Competition between private and expressed opinions in binary choice: the α-EPO q-voter model
Abstract
People often express opinions that differ from their privately held views, a phenomenon known in economy as preference falsification. Expressed-private opinion (EPO) models capture this by assigning each agent two dynamical variables: a private (internal) and an expressed (external) opinion. Within the nonlinear q-voter model, two EPO variants have been studied so far: with and without self-anticonformity. In both formulations, agents update private and expressed binary opinions, one after another and at the same rate, which has led to two update schemes studied previously: AT (act then think), in which an agent first updates its expressed and then its private opinion, and TA (think then act), in which the order is reversed.
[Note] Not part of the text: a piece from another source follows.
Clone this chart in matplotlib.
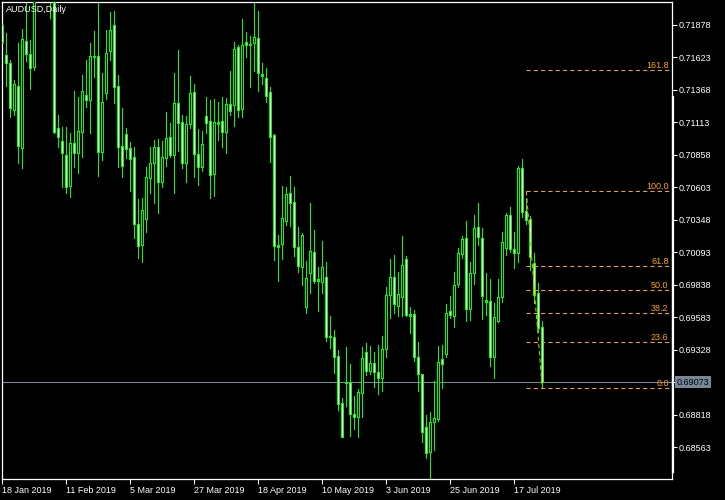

To eliminate this ad hoc distinction and quantify the interplay between private and expressed opinions, we introduce the α-EPO q-voter model with asynchronous updating -- in each elementary step, an agent updates its private opinion with probability α or its expressed opinion with complementary probability 1-α. We derive mean-field theory and, for the first time for EPO q-voter dynamics, a pair approximation, and validate them with Monte Carlo simulations on artificial and real organizational networks. Comparing the two model variants, we show that the collective outcome controlled by α strongly depends on self-anticonformity: with self-anticonformity the results are robust to α, whereas without it α shifts the agreement-disagreement threshold and can change the type of phase transition. In the mean-field limit this change occurs only for q=3, but the pair approximation reveals an additional low-connectivity regime in which both α and the average degree k control the emergence and width of hysteresis also for larger influence groups.